- WHAT IS EXPECTED -
Output the material exactly, but drop every image it holds.

- DATA SECTION -
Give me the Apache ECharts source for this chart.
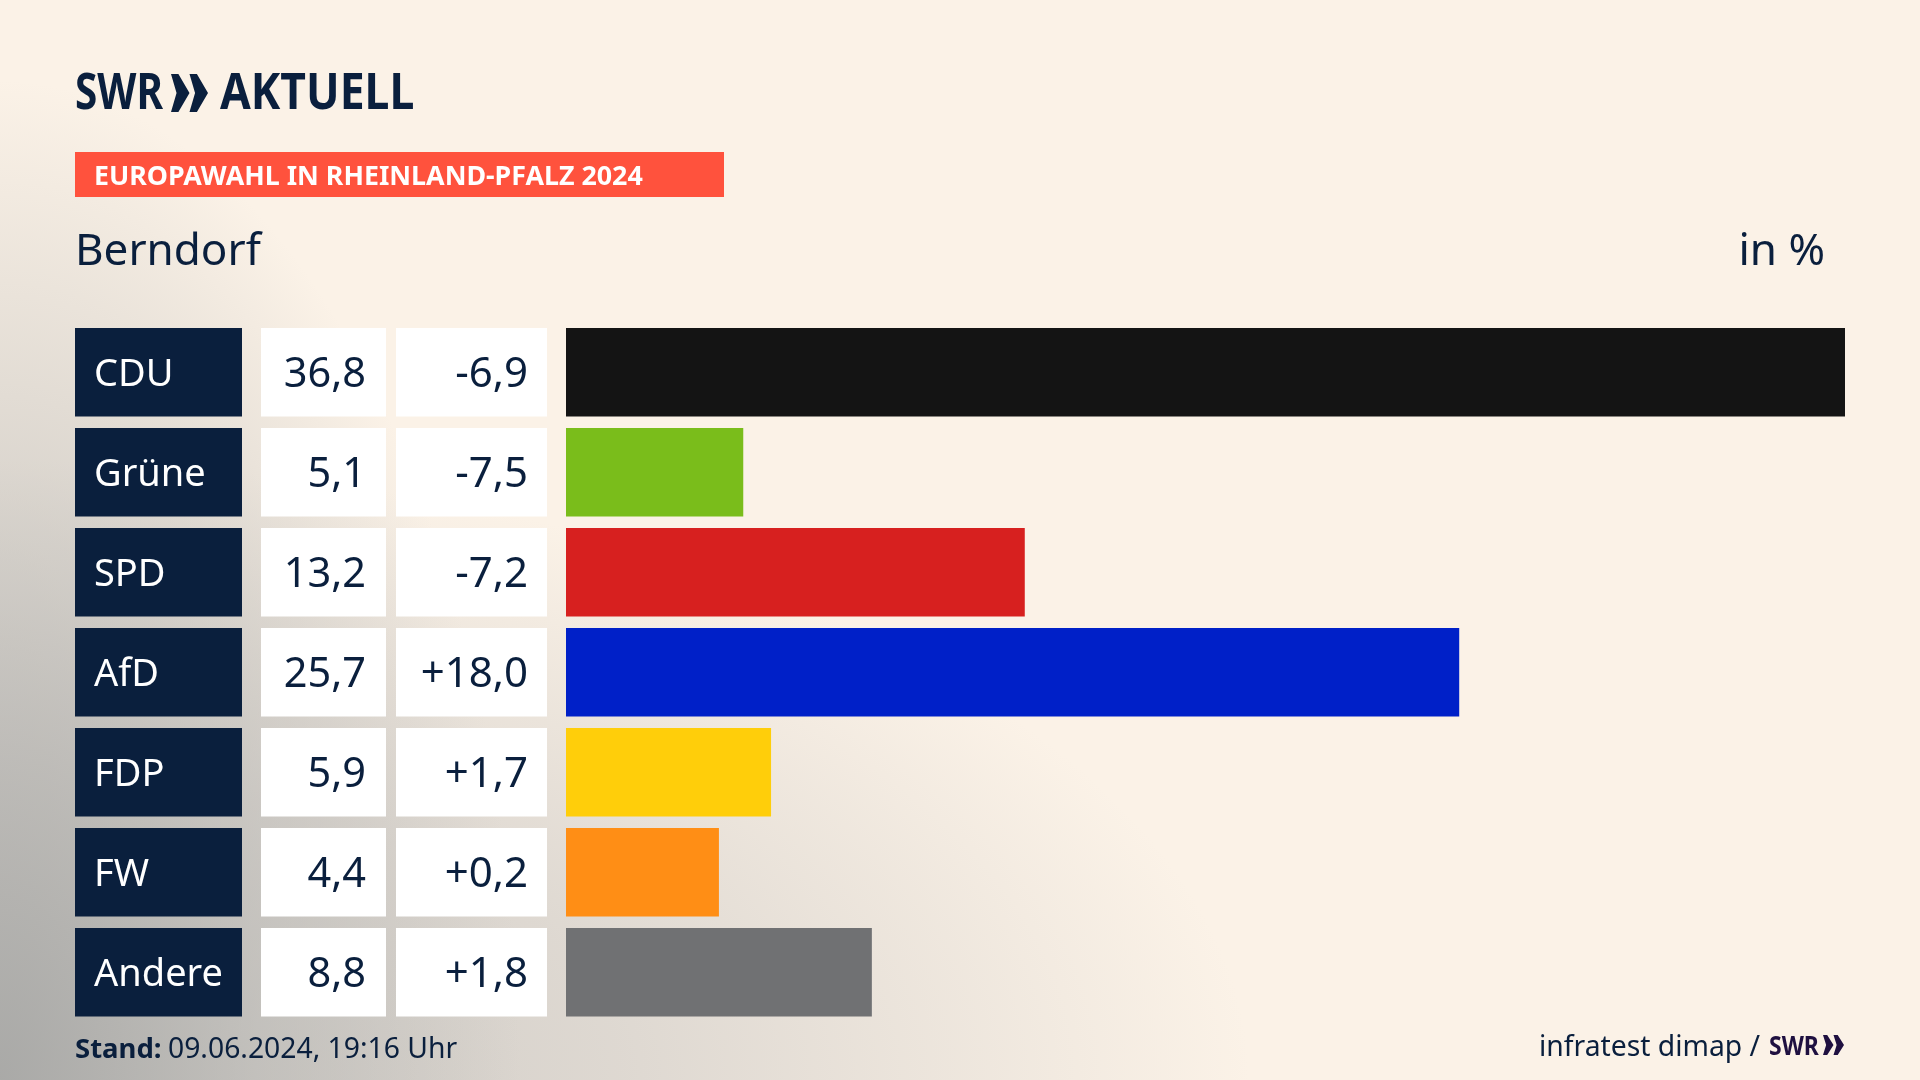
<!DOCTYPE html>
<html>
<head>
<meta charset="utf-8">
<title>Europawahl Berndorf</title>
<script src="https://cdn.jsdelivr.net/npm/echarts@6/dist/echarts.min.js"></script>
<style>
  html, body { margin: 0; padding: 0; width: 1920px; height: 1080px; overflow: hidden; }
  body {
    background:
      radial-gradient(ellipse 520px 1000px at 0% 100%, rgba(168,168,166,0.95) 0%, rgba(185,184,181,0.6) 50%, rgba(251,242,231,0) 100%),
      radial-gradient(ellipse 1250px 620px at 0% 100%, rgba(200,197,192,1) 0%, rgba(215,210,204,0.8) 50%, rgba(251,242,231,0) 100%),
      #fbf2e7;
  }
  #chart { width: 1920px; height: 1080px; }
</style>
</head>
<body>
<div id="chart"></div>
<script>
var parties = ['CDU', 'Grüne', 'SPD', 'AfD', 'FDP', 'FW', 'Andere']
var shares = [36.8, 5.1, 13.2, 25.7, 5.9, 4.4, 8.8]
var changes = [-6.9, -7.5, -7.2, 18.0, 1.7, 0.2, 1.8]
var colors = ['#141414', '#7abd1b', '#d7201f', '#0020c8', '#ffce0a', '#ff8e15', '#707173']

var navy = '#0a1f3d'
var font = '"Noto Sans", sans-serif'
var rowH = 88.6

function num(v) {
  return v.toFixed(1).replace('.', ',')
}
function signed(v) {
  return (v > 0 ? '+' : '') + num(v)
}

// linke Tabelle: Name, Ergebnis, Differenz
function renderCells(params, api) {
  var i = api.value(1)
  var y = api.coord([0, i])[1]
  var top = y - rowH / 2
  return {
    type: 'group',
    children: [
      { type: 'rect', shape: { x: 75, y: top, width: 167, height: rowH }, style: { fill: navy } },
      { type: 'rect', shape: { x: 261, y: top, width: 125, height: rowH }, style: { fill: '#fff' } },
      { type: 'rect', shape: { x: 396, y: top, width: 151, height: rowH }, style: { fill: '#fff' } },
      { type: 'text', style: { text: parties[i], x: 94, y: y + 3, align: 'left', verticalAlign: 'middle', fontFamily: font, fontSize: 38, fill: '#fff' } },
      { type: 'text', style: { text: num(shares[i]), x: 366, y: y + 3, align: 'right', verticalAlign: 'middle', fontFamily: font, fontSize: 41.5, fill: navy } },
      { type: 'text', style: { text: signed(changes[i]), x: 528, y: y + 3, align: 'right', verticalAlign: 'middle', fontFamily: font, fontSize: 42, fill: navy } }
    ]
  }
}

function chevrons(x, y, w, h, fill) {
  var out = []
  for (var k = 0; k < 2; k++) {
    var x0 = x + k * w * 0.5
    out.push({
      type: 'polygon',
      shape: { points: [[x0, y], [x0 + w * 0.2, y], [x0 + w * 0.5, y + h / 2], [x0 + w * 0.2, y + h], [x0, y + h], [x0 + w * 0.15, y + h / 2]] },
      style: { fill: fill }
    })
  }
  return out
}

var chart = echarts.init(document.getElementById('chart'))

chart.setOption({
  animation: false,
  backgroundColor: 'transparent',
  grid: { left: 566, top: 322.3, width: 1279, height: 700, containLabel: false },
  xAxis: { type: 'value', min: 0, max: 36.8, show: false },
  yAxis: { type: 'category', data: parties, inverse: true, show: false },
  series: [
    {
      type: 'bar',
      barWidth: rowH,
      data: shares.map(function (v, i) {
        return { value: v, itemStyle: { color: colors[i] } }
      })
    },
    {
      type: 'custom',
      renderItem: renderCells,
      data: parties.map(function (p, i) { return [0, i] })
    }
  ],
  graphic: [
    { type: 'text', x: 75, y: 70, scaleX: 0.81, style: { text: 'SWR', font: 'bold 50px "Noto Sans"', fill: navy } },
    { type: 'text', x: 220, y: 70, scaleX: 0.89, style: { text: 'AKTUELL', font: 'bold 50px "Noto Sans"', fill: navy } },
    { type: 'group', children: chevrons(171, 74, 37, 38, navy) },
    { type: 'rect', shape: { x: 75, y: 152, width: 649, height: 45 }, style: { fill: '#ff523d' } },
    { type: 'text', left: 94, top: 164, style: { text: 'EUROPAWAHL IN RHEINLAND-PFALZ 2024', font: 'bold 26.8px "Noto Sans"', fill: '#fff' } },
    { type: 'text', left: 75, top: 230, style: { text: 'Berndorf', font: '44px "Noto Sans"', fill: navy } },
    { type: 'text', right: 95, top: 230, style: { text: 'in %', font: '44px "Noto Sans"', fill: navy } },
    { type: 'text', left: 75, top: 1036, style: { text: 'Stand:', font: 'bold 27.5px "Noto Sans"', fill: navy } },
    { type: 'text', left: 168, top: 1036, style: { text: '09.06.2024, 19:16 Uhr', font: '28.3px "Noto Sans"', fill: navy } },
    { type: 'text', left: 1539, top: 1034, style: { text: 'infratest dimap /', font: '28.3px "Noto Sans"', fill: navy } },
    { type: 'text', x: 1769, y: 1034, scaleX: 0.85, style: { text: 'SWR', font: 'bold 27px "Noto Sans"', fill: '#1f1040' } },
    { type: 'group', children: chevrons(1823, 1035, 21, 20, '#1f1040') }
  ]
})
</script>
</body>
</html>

- THE RESPONSE -
Give me the Apache ECharts source for this chart.
<!DOCTYPE html>
<html>
<head>
<meta charset="utf-8">
<title>Europawahl Berndorf</title>
<script src="https://cdn.jsdelivr.net/npm/echarts@6/dist/echarts.min.js"></script>
<style>
  html, body { margin: 0; padding: 0; width: 1920px; height: 1080px; overflow: hidden; }
  body {
    background:
      radial-gradient(ellipse 520px 1000px at 0% 100%, rgba(168,168,166,0.95) 0%, rgba(185,184,181,0.6) 50%, rgba(251,242,231,0) 100%),
      radial-gradient(ellipse 1250px 620px at 0% 100%, rgba(200,197,192,1) 0%, rgba(215,210,204,0.8) 50%, rgba(251,242,231,0) 100%),
      #fbf2e7;
  }
  #chart { width: 1920px; height: 1080px; }
</style>
</head>
<body>
<div id="chart"></div>
<script>
var parties = ['CDU', 'Grüne', 'SPD', 'AfD', 'FDP', 'FW', 'Andere']
var shares = [36.8, 5.1, 13.2, 25.7, 5.9, 4.4, 8.8]
var changes = [-6.9, -7.5, -7.2, 18.0, 1.7, 0.2, 1.8]
var colors = ['#141414', '#7abd1b', '#d7201f', '#0020c8', '#ffce0a', '#ff8e15', '#707173']

var navy = '#0a1f3d'
var font = '"Noto Sans", sans-serif'
var rowH = 88.6

function num(v) {
  return v.toFixed(1).replace('.', ',')
}
function signed(v) {
  return (v > 0 ? '+' : '') + num(v)
}

// linke Tabelle: Name, Ergebnis, Differenz
function renderCells(params, api) {
  var i = api.value(1)
  var y = api.coord([0, i])[1]
  var top = y - rowH / 2
  return {
    type: 'group',
    children: [
      { type: 'rect', shape: { x: 75, y: top, width: 167, height: rowH }, style: { fill: navy } },
      { type: 'rect', shape: { x: 261, y: top, width: 125, height: rowH }, style: { fill: '#fff' } },
      { type: 'rect', shape: { x: 396, y: top, width: 151, height: rowH }, style: { fill: '#fff' } },
      { type: 'text', style: { text: parties[i], x: 94, y: y + 3, align: 'left', verticalAlign: 'middle', fontFamily: font, fontSize: 38, fill: '#fff' } },
      { type: 'text', style: { text: num(shares[i]), x: 366, y: y + 3, align: 'right', verticalAlign: 'middle', fontFamily: font, fontSize: 41.5, fill: navy } },
      { type: 'text', style: { text: signed(changes[i]), x: 528, y: y + 3, align: 'right', verticalAlign: 'middle', fontFamily: font, fontSize: 42, fill: navy } }
    ]
  }
}

function chevrons(x, y, w, h, fill) {
  var out = []
  for (var k = 0; k < 2; k++) {
    var x0 = x + k * w * 0.5
    out.push({
      type: 'polygon',
      shape: { points: [[x0, y], [x0 + w * 0.2, y], [x0 + w * 0.5, y + h / 2], [x0 + w * 0.2, y + h], [x0, y + h], [x0 + w * 0.15, y + h / 2]] },
      style: { fill: fill }
    })
  }
  return out
}

var chart = echarts.init(document.getElementById('chart'))

chart.setOption({
  animation: false,
  backgroundColor: 'transparent',
  grid: { left: 566, top: 322.3, width: 1279, height: 700, containLabel: false },
  xAxis: { type: 'value', min: 0, max: 36.8, show: false },
  yAxis: { type: 'category', data: parties, inverse: true, show: false },
  series: [
    {
      type: 'bar',
      barWidth: rowH,
      data: shares.map(function (v, i) {
        return { value: v, itemStyle: { color: colors[i] } }
      })
    },
    {
      type: 'custom',
      renderItem: renderCells,
      data: parties.map(function (p, i) { return [0, i] })
    }
  ],
  graphic: [
    { type: 'text', x: 75, y: 70, scaleX: 0.81, style: { text: 'SWR', font: 'bold 50px "Noto Sans"', fill: navy } },
    { type: 'text', x: 220, y: 70, scaleX: 0.89, style: { text: 'AKTUELL', font: 'bold 50px "Noto Sans"', fill: navy } },
    { type: 'group', children: chevrons(171, 74, 37, 38, navy) },
    { type: 'rect', shape: { x: 75, y: 152, width: 649, height: 45 }, style: { fill: '#ff523d' } },
    { type: 'text', left: 94, top: 164, style: { text: 'EUROPAWAHL IN RHEINLAND-PFALZ 2024', font: 'bold 26.8px "Noto Sans"', fill: '#fff' } },
    { type: 'text', left: 75, top: 230, style: { text: 'Berndorf', font: '44px "Noto Sans"', fill: navy } },
    { type: 'text', right: 95, top: 230, style: { text: 'in %', font: '44px "Noto Sans"', fill: navy } },
    { type: 'text', left: 75, top: 1036, style: { text: 'Stand:', font: 'bold 27.5px "Noto Sans"', fill: navy } },
    { type: 'text', left: 168, top: 1036, style: { text: '09.06.2024, 19:16 Uhr', font: '28.3px "Noto Sans"', fill: navy } },
    { type: 'text', left: 1539, top: 1034, style: { text: 'infratest dimap /', font: '28.3px "Noto Sans"', fill: navy } },
    { type: 'text', x: 1769, y: 1034, scaleX: 0.85, style: { text: 'SWR', font: 'bold 27px "Noto Sans"', fill: '#1f1040' } },
    { type: 'group', children: chevrons(1823, 1035, 21, 20, '#1f1040') }
  ]
})
</script>
</body>
</html>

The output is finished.